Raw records
┌────────

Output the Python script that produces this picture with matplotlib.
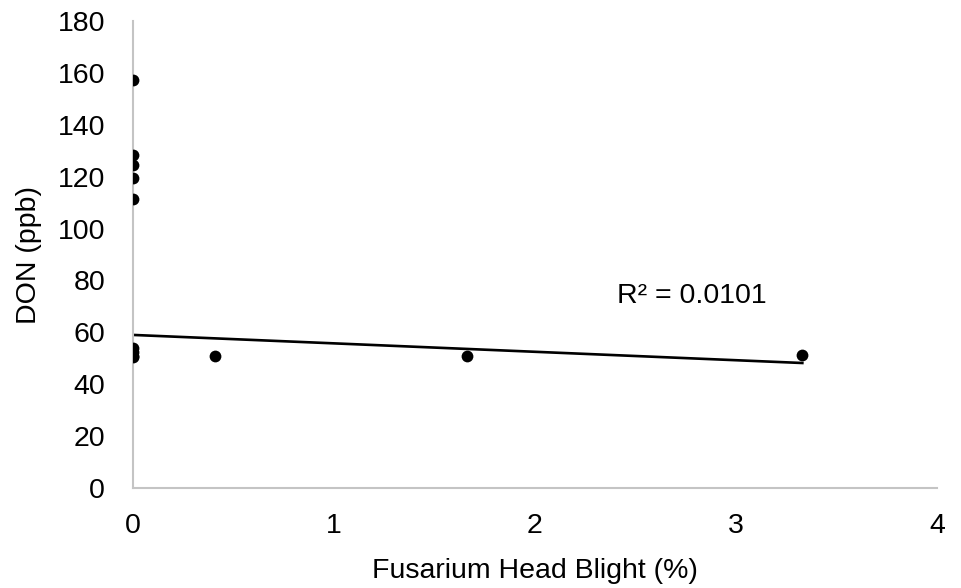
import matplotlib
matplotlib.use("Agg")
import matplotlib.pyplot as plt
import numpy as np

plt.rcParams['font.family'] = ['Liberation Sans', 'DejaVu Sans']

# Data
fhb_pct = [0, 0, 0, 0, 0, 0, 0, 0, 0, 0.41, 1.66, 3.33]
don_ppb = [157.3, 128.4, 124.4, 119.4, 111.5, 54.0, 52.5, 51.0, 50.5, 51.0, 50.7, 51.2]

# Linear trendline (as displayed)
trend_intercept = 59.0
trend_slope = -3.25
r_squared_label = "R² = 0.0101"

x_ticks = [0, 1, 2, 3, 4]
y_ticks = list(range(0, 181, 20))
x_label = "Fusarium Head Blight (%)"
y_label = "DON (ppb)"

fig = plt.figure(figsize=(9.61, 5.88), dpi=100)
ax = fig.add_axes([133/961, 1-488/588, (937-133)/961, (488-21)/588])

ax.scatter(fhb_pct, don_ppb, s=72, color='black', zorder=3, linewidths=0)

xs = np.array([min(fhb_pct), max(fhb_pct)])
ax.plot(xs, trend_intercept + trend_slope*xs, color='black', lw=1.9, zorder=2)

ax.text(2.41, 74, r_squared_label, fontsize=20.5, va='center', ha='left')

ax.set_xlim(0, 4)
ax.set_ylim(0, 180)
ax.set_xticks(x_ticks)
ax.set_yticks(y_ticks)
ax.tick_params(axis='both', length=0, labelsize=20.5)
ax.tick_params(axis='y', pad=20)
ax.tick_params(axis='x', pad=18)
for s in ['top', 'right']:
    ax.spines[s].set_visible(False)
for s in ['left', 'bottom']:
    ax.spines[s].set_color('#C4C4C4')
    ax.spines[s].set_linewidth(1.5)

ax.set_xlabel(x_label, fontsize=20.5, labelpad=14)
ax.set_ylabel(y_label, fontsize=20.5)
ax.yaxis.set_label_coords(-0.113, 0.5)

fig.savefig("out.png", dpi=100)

└────────
┌────────

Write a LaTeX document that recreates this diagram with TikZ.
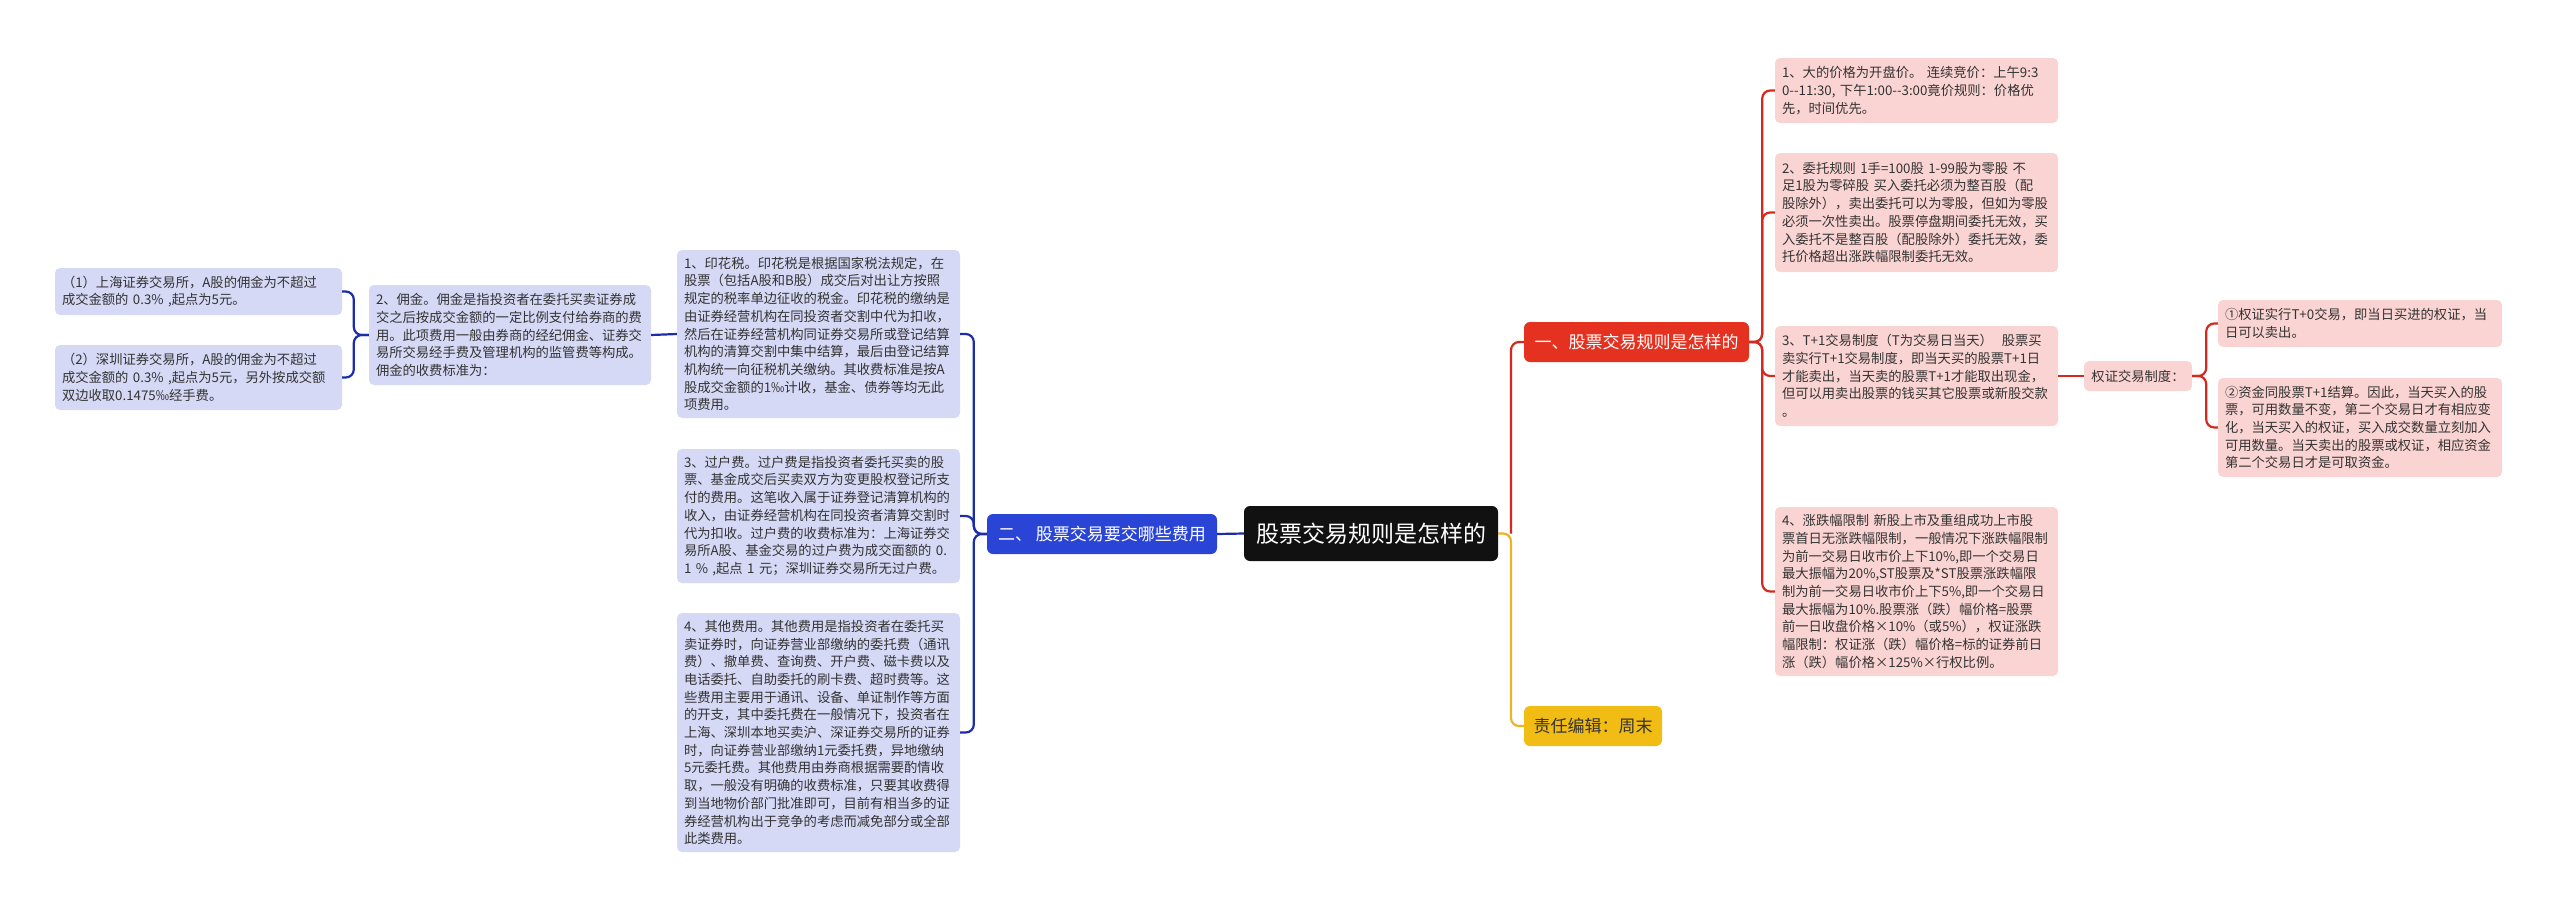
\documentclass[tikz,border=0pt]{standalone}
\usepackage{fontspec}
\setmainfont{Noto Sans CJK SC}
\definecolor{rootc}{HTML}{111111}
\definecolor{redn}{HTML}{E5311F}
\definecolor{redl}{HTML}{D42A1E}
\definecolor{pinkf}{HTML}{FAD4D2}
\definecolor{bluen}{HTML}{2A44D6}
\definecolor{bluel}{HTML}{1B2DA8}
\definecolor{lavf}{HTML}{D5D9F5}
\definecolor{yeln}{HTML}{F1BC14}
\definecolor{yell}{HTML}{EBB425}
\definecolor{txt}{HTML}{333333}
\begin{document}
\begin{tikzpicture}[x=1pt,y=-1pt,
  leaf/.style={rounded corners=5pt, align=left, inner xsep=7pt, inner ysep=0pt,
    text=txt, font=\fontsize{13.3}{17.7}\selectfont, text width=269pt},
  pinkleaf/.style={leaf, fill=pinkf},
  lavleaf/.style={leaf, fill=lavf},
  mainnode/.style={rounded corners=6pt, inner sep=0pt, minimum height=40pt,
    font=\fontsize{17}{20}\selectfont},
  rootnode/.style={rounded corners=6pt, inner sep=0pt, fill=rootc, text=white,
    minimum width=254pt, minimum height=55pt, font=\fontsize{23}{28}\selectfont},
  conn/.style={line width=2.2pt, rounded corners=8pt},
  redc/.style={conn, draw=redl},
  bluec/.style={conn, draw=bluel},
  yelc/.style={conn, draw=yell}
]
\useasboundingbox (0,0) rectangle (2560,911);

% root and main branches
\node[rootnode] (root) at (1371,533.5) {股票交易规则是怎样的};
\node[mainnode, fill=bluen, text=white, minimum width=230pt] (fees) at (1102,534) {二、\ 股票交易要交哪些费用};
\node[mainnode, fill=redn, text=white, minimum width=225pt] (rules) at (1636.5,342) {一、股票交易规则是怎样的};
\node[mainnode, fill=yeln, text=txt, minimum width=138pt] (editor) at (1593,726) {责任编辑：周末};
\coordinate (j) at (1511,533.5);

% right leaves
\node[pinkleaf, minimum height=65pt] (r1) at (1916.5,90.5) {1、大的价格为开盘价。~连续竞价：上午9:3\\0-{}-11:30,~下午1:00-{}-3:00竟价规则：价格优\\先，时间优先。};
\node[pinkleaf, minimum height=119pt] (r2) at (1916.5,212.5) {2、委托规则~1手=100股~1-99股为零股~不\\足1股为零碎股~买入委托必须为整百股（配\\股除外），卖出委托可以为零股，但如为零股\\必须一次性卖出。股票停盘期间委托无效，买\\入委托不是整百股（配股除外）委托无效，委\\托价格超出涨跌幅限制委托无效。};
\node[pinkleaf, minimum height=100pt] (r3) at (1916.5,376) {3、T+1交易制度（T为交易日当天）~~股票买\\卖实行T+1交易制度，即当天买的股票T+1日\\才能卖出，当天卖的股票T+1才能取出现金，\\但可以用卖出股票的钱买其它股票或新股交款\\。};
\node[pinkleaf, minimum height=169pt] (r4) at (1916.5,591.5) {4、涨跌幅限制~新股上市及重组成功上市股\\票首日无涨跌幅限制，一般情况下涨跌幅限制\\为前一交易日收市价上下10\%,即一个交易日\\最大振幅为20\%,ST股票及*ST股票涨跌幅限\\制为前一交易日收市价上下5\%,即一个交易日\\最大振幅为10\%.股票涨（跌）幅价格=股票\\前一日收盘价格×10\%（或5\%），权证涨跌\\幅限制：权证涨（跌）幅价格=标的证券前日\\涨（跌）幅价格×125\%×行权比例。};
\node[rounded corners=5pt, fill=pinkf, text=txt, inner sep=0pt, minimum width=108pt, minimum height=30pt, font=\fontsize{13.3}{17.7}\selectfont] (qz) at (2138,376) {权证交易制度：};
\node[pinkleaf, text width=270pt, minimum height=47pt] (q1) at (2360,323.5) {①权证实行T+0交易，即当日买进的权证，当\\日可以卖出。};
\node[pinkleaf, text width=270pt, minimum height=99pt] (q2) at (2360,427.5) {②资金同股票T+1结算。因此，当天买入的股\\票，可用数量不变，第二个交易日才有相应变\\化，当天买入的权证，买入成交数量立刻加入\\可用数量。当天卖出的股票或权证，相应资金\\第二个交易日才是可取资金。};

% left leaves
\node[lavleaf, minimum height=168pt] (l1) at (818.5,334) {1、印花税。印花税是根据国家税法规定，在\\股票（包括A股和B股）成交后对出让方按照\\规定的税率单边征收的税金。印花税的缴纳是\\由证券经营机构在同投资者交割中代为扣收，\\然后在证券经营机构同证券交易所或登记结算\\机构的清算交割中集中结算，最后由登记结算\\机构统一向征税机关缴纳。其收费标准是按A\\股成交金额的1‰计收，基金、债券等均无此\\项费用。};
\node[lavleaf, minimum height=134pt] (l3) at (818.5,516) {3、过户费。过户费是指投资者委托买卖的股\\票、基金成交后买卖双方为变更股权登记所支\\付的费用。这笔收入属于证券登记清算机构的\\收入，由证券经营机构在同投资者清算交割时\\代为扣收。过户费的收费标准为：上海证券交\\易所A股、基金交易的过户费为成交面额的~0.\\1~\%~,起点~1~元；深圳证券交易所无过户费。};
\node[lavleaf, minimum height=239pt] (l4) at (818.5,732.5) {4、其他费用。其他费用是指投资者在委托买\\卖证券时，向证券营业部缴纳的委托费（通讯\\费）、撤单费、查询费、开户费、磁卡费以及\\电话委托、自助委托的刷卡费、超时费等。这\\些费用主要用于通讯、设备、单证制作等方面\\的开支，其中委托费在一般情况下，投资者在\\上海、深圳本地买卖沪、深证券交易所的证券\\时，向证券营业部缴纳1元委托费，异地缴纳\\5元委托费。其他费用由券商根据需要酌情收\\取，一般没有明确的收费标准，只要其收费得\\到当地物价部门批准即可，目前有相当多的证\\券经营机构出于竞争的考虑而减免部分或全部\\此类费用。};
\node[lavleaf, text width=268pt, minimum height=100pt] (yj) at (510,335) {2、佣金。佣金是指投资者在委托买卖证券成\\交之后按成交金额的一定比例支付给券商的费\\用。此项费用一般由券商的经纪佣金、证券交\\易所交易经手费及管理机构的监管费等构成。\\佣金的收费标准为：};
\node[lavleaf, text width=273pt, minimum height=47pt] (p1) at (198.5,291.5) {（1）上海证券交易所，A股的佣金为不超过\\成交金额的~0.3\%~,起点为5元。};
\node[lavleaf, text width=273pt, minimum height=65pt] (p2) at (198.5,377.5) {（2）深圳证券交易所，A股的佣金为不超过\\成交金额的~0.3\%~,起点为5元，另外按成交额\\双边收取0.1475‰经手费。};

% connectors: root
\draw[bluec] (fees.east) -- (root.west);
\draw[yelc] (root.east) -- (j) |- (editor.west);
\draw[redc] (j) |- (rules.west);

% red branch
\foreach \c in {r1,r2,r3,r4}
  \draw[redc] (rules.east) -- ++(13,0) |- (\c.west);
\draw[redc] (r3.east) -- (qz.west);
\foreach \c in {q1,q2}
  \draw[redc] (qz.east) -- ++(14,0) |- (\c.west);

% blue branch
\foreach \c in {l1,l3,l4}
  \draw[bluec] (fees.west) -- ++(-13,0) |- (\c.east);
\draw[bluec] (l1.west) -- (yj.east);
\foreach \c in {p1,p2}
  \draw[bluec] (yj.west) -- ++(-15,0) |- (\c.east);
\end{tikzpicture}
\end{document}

└────────

**Required work:**
Go to the line that contains "Output the Python" and copy from there down to the line that contains "plt.rcParams['font.family'] = ['Liberation", with both lines included. Pass over the pictures.

**Exercise solution:**
Output the Python script that produces this picture with matplotlib.
import matplotlib
matplotlib.use("Agg")
import matplotlib.pyplot as plt
import numpy as np

plt.rcParams['font.family'] = ['Liberation Sans', 'DejaVu Sans']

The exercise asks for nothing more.